Large-scale operators such as GOGLA member Sun King demonstrate what is achievable when policy, financing, and delivery models align. The company is scaling rapidly across multiple markets and has committed to deploying 50 million additional systems by 2030, including around one million in South Africa. Their experience provides a clear indication of the scale and speed that a well-designed non-grid component within INEP could unlock, while also highlighting the importance of enabling frameworks that support sustained deployment.

“Our goal is simple: make solar affordable for every community, ensure no one is left behind in the energy transition, and end energy poverty in Africa permanently. With the right policy environment and subsidy support, we can and will deliver.”

— Dr. Wale Aboyade, Global Vice President of Public Policy and Government Relations, Sun King

 

Coordination as the critical enabler

As policy, financing, and industry capacity align, the remaining constraint is coordination.
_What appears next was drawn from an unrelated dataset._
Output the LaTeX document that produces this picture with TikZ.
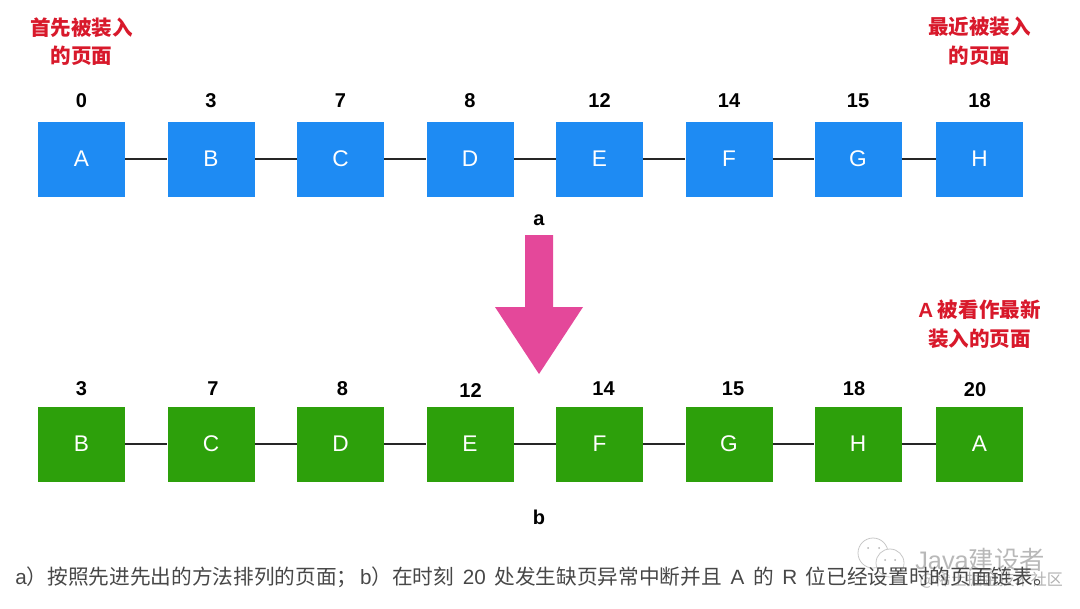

Connecting capital to projects, aligning developers with public programmes, and ensuring decisions are guided by reliable data will determine whether delivery can scale within the 12-month policy window.

“The technology exists, the financing models are proven, and the policy direction is becoming clearer. What we need now is coordination: connecting the capital to the projects, and the projects to the communities that need them most.”

— Caren Robb, Vice President of Finance, Odyssey Energy Solutions

Ms. Samantha Graham-Maré, Deputy Minister at the South Africa Department of Electricity and Energy

 

The answer is ‘Yes, and’

South Africa’s 2030 universal access target is achievable. Roughly 75 to 80 percent of unconnected households are in rural areas where grid extension is not cost-effective, pointing directly to stand-alone solar and mini-grids as core solutions.

The foundations are now in place. Government direction is clear, industry capacity is established, and financing models are increasingly well defined. The next phase will depend on execution, supported by coherent policy frameworks, investable programme design, and strong coordination across stakeholders.

GOGLA’s role is to support this transition by bringing evidence into decision-making, convening the actors who need to align, and strengthening the link between policy ambition and market delivery. South Africa represents an important opportunity to demonstrate how integrated electrification strategies can be implemented at scale, with relevance for markets across the continent. GOGLA and our members are committed to getting it right.